I am trying to wrap my head around AWS' application load balancer. I have a slightly complicated situation where I am running an ec2 instance with a nodejs server that I ultimately only want accessible for https only. So initially I setup a listener on 443 that has a health check on port 443, and forwards to a group that has my ec2 instance as a target.
I have a chef cookbook that automates setting the box up, setting up my nodejs server, and lastly, acquiring / setting up an SSL certificate (using acmetool). In order for that to work, the box needs ports 402, 4402, and 80 open.
So in order to get this working it appeared I needed listeners for 402, 4402, and 80, and then--- that required making individual groups with each of those ports? (this is where I started getting confused).. and then each of those groups have their own health check--- so then I realized, well I can't have my health check on port 443 if I am initially not going to have an SSL certificate... So that caused me to create yet another listener and group on port 12345, and then making my nodejs server respond to the health check on 12345... Which seemed weird because I am basically running two nodejs servers, one in 12345 JUST for a health check, and the other on 443 for my real app.

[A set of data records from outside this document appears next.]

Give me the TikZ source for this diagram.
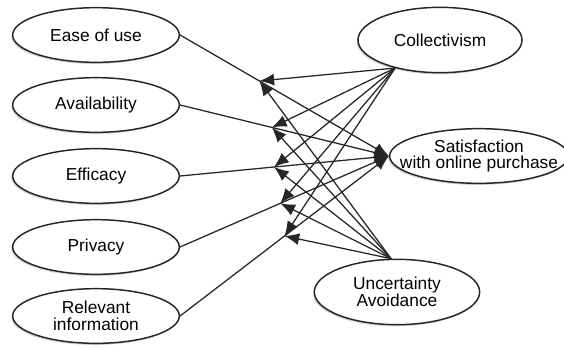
\documentclass[tikz,border=0pt]{standalone}
\usepackage{fontspec}
\setmainfont{Liberation Sans}
\usetikzlibrary{arrows.meta, shapes.geometric, shadows}
\tikzset{>={Latex[length=11pt,width=9pt]}}
\tikzset{construct/.style={ellipse, draw=black!85, line width=1.1pt, fill=white,
    inner xsep=-20pt, inner ysep=-8pt, minimum width=125pt, minimum height=41pt,
    align=center, font=\fontsize{13}{12.5}\selectfont,
    drop shadow={shadow xshift=-1pt, shadow yshift=-1.2pt, opacity=0.35}}}
\tikzset{link/.style={->, line width=0.95pt, black!85}}

\begin{document}
\begin{tikzpicture}[x=0.75pt, y=-0.75pt]
\useasboundingbox (0,0) rectangle (564,347);

% antecedents
\node[construct] (ease) at (96,35) {Ease of use};
\node[construct] (avail) at (96,105) {Availability};
\node[construct] (effic) at (96,176) {Efficacy};
\node[construct] (priv) at (96,247) {Privacy};
\node[construct] (relev) at (96,316) {Relevant\\information};

% moderators and outcome
\node[construct, minimum width=123pt, minimum height=49pt] (coll) at (440,40) {Collectivism};
\node[construct, minimum width=134pt] (sat) at (479,156) {Satisfaction\\with online purchase};
\node[construct, minimum width=124pt, minimum height=49pt] (ua) at (397,292) {Uncertainty\\Avoidance};

\draw[link] (ease.east) -- coordinate[pos=0.38] (m1) (sat.west);
\draw[link] (avail.east) -- coordinate[pos=0.44] (m2) (sat.west);
\draw[link] (effic.east) -- coordinate[pos=0.45] (m3) (sat.west);
\draw[link] (priv.east) -- coordinate[pos=0.48] (m4) (sat.west);
\draw[link] (relev.east) -- coordinate[pos=0.5] (m5) (sat.west);

\foreach \i in {1,...,5} {
  \draw[link] (coll.212) -- (m\i);
  \draw[link] (ua.100) -- (m\i);
}
\end{tikzpicture}
\end{document}
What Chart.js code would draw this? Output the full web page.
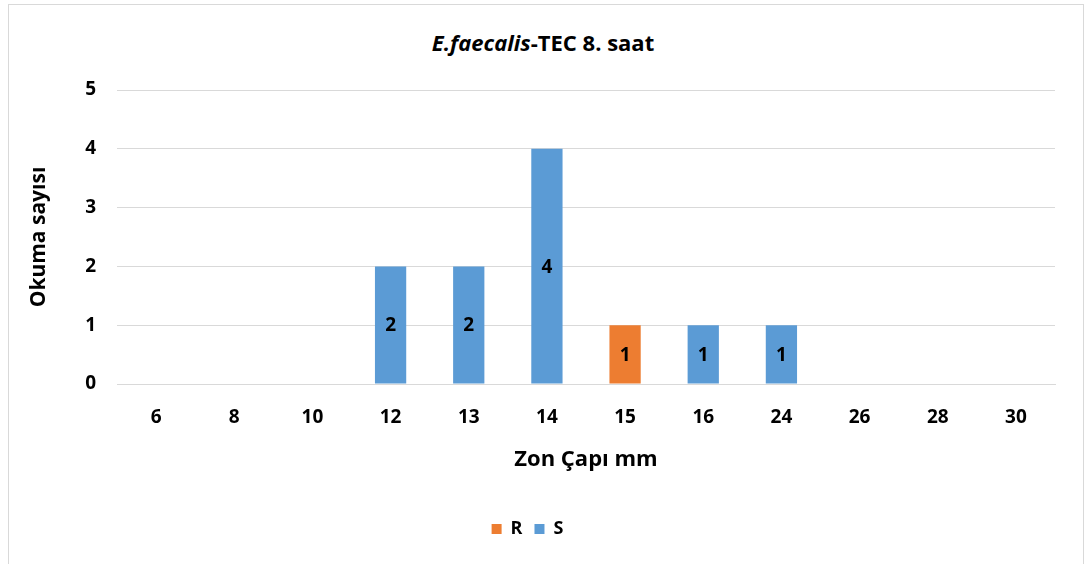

I had to use 12345 because acmetool has a "redirect" daemon which listens on port 80 and redirects all requests to 443, except for requests it gets for its SSL challenges that it does to issue/renew a cert.
So... my issue is, it seems to me like I have all these groups which all have now an identical health check endpoint on port 12345... Which feels super inefficient, as I can only assume this means the load balancer is going to ping that same endpoint n times, one for each group. Which made me think I must be doing this all wrong.